INSTRUCTION
Each line from the one containing "Emit a LaTeX" through the one containing "(0,0) rectangle (1200,476);" must be echoed exactly, endpoints included, and every other line omitted.

[Entries with chart source code]
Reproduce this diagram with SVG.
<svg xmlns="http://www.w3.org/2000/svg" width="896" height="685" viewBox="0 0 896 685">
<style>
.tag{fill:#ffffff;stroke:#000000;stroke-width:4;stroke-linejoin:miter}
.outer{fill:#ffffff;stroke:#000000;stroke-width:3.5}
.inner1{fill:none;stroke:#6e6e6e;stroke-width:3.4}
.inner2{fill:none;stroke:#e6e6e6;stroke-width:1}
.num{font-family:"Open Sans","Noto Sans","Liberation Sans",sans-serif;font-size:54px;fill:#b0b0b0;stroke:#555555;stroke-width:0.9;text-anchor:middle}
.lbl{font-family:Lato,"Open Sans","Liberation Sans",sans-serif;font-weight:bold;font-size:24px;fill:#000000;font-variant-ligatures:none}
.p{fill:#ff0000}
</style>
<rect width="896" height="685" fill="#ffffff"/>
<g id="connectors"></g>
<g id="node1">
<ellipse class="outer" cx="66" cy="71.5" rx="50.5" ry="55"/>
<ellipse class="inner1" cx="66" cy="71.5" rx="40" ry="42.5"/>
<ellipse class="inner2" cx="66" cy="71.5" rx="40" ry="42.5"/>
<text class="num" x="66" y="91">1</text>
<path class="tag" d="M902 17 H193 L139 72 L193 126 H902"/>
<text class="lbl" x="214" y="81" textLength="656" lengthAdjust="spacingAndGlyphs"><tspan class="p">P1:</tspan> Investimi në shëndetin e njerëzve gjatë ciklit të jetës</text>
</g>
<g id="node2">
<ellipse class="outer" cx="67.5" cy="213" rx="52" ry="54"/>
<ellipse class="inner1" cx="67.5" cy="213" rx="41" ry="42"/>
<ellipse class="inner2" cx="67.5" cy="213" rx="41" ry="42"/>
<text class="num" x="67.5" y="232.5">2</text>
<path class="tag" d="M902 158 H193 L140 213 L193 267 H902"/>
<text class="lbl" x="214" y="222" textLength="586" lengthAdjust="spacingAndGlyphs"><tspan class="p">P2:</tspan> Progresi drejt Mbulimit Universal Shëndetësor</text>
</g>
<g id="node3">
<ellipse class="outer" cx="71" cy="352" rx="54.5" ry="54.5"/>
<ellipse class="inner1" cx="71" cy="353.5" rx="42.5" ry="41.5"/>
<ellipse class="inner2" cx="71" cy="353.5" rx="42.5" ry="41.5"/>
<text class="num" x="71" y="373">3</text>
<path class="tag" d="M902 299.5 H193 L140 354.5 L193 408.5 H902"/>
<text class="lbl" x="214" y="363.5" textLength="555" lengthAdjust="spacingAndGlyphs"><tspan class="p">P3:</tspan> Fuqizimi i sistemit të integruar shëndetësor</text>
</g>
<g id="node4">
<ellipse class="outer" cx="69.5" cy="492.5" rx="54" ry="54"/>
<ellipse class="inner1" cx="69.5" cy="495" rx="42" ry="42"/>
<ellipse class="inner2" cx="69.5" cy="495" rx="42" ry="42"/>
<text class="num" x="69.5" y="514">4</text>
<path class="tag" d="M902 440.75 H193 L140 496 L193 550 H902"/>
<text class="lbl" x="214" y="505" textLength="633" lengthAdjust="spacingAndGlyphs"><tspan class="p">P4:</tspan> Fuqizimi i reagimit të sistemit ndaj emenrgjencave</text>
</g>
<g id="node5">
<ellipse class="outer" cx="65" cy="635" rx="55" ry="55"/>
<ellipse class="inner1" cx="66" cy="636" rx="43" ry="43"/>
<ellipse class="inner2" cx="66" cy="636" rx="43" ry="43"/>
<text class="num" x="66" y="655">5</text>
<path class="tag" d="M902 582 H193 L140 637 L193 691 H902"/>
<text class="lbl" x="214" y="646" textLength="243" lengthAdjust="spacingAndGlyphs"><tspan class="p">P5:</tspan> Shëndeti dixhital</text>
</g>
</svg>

---

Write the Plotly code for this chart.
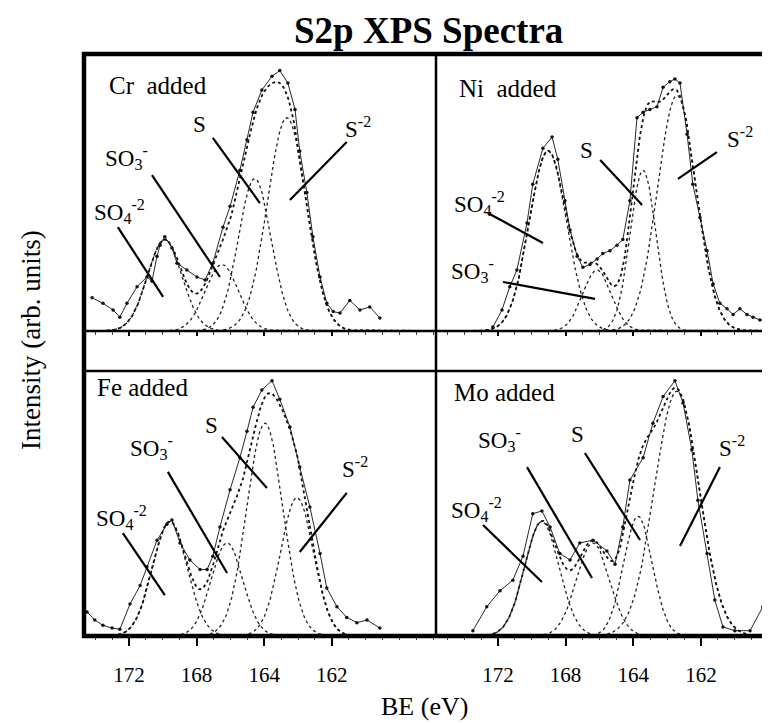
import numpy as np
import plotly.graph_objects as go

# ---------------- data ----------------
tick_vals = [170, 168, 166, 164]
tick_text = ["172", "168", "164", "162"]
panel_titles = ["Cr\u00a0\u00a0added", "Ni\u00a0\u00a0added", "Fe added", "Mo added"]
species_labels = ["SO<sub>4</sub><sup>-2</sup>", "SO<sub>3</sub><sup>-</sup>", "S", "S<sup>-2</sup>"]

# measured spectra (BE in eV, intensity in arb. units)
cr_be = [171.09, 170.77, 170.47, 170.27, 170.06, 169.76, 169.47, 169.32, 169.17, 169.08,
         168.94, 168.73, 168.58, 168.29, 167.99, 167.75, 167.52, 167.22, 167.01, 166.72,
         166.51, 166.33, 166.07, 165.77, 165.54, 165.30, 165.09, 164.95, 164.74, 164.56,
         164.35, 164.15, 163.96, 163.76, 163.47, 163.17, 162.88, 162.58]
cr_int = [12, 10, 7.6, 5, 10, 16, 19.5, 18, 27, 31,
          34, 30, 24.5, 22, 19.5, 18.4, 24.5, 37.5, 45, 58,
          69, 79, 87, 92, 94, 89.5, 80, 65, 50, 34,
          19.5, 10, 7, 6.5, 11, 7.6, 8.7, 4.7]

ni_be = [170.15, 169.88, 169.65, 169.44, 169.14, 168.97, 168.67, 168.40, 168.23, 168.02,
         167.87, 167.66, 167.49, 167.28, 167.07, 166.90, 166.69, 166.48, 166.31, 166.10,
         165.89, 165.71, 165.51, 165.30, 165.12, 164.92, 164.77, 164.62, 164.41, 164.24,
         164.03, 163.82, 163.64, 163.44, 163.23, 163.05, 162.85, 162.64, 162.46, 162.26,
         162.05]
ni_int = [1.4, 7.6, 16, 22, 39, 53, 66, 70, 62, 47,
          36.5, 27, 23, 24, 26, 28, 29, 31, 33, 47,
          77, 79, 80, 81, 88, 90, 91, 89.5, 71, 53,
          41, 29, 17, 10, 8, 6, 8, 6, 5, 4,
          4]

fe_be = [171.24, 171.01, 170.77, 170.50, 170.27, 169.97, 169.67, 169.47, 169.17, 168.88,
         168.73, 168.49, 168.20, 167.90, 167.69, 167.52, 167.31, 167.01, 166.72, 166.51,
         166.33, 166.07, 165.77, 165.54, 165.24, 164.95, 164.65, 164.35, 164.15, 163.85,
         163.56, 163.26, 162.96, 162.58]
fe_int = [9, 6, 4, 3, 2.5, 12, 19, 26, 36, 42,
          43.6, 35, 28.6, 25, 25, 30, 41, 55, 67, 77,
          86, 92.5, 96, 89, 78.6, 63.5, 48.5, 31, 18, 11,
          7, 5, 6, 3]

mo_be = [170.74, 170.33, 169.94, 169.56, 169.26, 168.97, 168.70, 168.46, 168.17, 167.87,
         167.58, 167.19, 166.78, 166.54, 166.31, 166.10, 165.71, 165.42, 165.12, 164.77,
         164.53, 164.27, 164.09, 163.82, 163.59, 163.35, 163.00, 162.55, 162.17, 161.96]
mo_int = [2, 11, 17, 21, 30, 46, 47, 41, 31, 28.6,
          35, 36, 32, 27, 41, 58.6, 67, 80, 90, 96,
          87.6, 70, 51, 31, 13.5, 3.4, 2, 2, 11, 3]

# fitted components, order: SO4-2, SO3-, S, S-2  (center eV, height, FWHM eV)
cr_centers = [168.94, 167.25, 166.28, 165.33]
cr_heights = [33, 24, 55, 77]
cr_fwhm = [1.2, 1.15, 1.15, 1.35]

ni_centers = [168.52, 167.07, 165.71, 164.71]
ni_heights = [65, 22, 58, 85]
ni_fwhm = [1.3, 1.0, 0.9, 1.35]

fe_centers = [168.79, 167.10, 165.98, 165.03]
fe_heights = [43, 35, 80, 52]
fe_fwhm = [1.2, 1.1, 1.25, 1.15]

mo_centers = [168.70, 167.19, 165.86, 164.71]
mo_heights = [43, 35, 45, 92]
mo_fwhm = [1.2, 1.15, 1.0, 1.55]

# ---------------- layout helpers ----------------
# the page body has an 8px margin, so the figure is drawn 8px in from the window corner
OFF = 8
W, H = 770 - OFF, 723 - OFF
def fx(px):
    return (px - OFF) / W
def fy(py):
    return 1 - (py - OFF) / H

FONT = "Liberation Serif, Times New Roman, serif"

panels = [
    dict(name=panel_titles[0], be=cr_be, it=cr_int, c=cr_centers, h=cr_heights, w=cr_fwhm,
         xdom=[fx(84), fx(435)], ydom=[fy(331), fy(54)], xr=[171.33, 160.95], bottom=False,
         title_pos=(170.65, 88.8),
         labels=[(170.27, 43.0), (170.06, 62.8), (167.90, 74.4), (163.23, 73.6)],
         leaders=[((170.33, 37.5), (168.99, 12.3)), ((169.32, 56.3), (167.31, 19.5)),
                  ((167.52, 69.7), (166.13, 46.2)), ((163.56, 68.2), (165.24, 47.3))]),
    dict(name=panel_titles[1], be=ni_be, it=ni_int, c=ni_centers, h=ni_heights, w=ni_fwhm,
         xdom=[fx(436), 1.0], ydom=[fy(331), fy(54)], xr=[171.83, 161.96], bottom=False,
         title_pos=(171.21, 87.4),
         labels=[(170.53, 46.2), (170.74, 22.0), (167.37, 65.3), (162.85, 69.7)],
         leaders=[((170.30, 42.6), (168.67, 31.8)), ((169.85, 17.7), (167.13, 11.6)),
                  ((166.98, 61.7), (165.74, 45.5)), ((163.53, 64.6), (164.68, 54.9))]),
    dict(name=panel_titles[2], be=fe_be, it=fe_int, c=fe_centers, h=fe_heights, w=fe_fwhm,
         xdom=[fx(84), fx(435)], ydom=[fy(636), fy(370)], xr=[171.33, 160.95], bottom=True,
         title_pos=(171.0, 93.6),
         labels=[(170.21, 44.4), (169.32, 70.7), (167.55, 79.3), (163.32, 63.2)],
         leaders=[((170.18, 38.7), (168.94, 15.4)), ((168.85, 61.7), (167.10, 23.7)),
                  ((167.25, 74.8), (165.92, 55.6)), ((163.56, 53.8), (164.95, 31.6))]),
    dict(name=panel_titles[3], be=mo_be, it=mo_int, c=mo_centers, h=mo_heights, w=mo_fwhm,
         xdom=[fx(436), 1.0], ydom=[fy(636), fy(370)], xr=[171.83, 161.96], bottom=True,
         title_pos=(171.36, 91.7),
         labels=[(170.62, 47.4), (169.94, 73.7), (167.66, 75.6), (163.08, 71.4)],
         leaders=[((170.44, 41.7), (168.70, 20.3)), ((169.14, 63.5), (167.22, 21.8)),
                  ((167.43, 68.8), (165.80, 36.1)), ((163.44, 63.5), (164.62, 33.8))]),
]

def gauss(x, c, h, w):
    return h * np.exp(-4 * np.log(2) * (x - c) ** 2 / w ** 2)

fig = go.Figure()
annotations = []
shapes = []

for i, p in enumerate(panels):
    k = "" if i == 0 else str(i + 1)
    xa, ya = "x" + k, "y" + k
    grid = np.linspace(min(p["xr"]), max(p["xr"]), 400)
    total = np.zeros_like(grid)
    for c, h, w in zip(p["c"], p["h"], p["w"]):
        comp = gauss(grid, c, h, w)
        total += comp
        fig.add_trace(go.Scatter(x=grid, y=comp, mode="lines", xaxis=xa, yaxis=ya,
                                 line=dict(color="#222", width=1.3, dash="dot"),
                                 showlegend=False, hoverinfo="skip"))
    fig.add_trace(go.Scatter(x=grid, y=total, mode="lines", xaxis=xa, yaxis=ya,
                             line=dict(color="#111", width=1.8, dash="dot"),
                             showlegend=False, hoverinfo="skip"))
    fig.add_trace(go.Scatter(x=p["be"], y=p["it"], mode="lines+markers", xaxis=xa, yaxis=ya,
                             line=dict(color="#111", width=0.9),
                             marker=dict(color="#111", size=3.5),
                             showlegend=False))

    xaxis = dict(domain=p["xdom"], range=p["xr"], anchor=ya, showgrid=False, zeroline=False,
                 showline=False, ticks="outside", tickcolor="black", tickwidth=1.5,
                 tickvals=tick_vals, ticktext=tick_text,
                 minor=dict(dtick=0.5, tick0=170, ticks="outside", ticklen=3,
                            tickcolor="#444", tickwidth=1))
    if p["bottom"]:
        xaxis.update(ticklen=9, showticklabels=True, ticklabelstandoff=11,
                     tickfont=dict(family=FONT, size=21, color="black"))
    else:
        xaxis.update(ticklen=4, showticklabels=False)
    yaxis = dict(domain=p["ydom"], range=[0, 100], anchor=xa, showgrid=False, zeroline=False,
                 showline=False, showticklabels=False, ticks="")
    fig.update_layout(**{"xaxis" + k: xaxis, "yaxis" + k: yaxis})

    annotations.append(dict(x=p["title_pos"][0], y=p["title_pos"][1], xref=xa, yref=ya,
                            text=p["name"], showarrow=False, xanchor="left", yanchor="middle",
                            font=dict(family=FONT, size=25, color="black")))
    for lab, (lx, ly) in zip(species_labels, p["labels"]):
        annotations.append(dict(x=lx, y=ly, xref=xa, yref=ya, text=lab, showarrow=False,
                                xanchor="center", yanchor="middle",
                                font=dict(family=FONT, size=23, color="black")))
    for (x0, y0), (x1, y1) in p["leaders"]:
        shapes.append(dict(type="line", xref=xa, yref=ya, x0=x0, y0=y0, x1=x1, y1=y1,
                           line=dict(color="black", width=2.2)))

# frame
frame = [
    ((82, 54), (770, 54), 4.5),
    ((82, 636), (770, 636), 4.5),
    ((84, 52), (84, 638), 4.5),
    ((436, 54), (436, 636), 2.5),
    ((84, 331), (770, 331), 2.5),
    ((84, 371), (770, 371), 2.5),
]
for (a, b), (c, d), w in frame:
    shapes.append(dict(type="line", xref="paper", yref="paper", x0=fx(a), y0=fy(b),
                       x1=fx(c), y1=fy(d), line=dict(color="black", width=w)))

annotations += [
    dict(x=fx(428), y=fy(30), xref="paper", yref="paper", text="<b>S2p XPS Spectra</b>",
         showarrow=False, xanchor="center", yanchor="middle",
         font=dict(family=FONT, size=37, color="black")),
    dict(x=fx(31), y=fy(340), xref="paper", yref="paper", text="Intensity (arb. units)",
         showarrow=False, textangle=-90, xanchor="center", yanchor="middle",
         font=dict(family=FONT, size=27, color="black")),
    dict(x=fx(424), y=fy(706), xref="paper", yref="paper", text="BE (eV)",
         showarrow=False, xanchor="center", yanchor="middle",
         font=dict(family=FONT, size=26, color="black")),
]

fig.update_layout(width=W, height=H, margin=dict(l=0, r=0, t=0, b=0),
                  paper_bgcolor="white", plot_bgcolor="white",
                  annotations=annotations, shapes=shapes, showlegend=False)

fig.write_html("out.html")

...

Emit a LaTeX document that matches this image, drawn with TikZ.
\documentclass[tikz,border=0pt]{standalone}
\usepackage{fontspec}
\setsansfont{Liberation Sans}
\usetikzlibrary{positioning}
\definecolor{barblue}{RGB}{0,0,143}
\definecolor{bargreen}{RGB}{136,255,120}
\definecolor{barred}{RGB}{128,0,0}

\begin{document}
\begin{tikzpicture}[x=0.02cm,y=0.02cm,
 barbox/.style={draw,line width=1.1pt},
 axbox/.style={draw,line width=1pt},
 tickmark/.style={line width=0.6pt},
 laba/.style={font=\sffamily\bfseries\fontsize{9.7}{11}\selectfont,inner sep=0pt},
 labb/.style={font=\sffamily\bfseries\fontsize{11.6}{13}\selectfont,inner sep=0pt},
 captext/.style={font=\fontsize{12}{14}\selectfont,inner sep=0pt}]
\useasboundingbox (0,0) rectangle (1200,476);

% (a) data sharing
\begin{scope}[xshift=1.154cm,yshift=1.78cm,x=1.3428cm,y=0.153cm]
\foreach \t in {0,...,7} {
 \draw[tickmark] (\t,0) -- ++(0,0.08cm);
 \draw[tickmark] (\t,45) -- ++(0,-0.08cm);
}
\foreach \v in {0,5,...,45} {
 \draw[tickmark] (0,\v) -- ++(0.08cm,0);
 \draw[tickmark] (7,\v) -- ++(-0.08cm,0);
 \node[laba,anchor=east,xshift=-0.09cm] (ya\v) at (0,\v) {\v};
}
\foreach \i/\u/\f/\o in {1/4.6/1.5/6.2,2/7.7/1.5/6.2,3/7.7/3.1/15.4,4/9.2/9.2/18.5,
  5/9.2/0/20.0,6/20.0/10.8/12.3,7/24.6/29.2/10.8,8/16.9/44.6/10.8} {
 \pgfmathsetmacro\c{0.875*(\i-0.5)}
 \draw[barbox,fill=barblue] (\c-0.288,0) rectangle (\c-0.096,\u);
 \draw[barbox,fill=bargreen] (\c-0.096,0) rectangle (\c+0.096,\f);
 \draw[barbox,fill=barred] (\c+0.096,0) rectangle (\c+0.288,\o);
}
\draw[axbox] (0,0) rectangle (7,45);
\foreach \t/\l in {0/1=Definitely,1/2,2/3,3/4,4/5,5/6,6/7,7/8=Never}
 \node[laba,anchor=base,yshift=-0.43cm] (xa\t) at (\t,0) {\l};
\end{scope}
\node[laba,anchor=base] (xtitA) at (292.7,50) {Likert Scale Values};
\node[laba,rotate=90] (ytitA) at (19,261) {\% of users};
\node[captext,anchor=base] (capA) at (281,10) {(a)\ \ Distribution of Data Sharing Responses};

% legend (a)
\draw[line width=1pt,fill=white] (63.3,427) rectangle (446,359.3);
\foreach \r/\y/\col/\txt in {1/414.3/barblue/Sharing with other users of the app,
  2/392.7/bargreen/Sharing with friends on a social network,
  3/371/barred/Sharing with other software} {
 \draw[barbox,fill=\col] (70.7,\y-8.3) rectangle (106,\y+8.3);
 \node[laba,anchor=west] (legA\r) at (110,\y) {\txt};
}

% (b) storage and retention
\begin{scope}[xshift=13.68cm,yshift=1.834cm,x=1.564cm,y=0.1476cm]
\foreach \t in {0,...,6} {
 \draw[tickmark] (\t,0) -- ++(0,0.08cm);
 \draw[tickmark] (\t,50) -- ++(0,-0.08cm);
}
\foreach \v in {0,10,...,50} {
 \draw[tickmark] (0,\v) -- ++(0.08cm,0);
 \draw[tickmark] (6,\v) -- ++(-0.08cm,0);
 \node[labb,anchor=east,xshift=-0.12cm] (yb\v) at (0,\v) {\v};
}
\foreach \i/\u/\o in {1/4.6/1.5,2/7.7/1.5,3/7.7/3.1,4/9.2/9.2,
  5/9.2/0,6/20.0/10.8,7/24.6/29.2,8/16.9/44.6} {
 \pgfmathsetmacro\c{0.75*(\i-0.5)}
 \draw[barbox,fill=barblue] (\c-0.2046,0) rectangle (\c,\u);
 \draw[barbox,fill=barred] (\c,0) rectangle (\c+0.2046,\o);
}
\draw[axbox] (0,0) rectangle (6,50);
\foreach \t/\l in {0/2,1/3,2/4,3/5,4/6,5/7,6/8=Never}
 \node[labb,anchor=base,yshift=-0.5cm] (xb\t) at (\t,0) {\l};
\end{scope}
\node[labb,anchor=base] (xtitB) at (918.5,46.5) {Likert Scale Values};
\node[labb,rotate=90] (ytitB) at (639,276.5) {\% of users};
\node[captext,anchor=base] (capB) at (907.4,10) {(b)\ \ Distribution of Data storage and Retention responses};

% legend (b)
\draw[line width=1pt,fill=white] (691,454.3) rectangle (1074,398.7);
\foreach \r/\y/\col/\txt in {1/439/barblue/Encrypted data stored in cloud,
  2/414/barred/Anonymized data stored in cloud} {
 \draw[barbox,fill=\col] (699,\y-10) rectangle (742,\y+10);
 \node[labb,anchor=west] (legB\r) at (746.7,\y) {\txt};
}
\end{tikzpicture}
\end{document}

ANSWER TO THE TASK
Emit a LaTeX document that matches this image, drawn with TikZ.
\documentclass[tikz,border=0pt]{standalone}
\usepackage{fontspec}
\setsansfont{Liberation Sans}
\usetikzlibrary{positioning}
\definecolor{barblue}{RGB}{0,0,143}
\definecolor{bargreen}{RGB}{136,255,120}
\definecolor{barred}{RGB}{128,0,0}

\begin{document}
\begin{tikzpicture}[x=0.02cm,y=0.02cm,
 barbox/.style={draw,line width=1.1pt},
 axbox/.style={draw,line width=1pt},
 tickmark/.style={line width=0.6pt},
 laba/.style={font=\sffamily\bfseries\fontsize{9.7}{11}\selectfont,inner sep=0pt},
 labb/.style={font=\sffamily\bfseries\fontsize{11.6}{13}\selectfont,inner sep=0pt},
 captext/.style={font=\fontsize{12}{14}\selectfont,inner sep=0pt}]
\useasboundingbox (0,0) rectangle (1200,476);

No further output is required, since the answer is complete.